Due aggettivi che tornano anche nelle parole del regista Citto Maselli, che Alfredo Reichlin lo ha conosciuto, per la prima volta, ai tempi del liceo. “Era il 1944. Frequentavamo entrambi il Tasso, a Roma. Lui era il capo del gruppo di resistenza degli studenti. Facevamo volantinaggio dentro e fuori dalla scuola, col fiato sul collo della banda Koch, la squadraccia di militari che nella Capitale collaborava coi nazisti”. Un carattere che non è cambiato, negli anni, a giudicare dalla testimonianza di Pietro Spataro. “Avevo 22 anni ed ero un lettore accanito de l’Unità”. Reichlin era tornato a dirigere il quotidiano nel 1977, dopo il successo di Rinascita. “Gli scrissi per posta spiegando che il mio sogno era di poter scrivere su quel giornale, ma mai mi sarei aspettato una risposta. E invece passarono solo pochi giorni e mi vidi recapitare una lettera intestata ‘Al compagno Pietro’. Mi presentai in redazione col mio striminzito curriculum e fui assunto”. Il modo di lavoro del direttore? “Sempre curioso del pensiero degli altri, ma con una grande capacità di fare squadra. Ricordo riunioni, al mattino, che duravano ore”.
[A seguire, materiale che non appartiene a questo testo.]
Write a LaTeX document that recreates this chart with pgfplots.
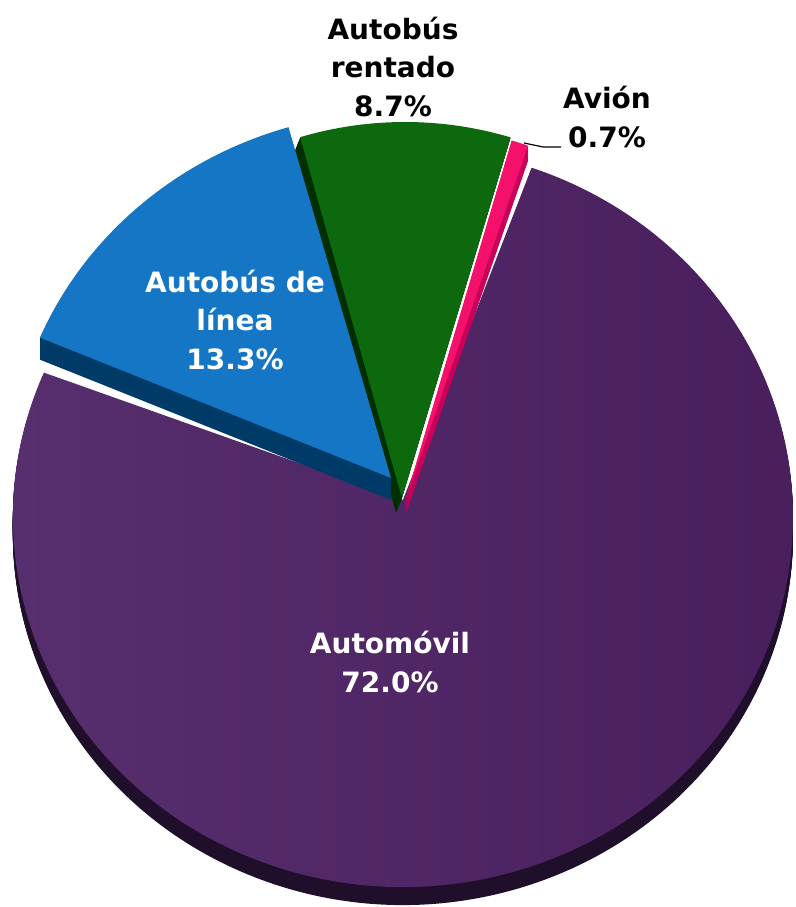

Gli ultimi anni lo avevano visto indebolirsi molto. Era stato costretto, con grande dispiacere, a partecipare con più distacco alla vita del Partito democratico – di cui fu uno dei fondatori – e al dibattito sui giornali. Non aveva però rinunciato a schierarsi sul referendum costituzionale, scegliendo il No come “male minore” di fronte al rischio di compromettere il rapporto tra la politica e il popolo e snaturare il partito, riducendolo “a puro servizio del Capo”. Resta il suo giudizio piuttosto critico sulla “rottamazione”, “una scommessa che Renzi si era illuso di vincere con la straordinaria energia del renzismo (un uomo solo al comando, chi non sta con me è contro di me, lo svuotamento del partito dei sindacati degli organismi sociali intermedi)” e che invece è “fallita”. E resta, come ultimo appello, quello del 14 marzo scorso sulla sua Unità, quello in cui esortava a non cedere ad una “logica oligarchica” che rischiava di condannare la sinistra a “restare sotto le macerie”.  Ma forse, a futura memoria, resterà soprattutto il discorso che Reichlin tenne a Piazza Montecitorio, nell’ultimo saluto a Ingrao il 30 settembre del 2015. In quell’occasione, con gli occhi inumiditi dal pianto e una voce ancora forte, da oratore, Reichlin replicò all’accusa che in tanti, negli anni, hanno mosso ai Comunisti più radicali, agli “ingraiani”. “Non è vero che volevamo la luna. La nostra grande passione fu piuttosto quella di immergerci nell’Italia vera e di lottare per non lasciare gli uomini soli di fronte alla potenza inaudita del denaro”. Qualcosa che per Reichlin, giura chi lo ha conosciuto, “andava fatto restando coi piedi per terra”. Altro che luna.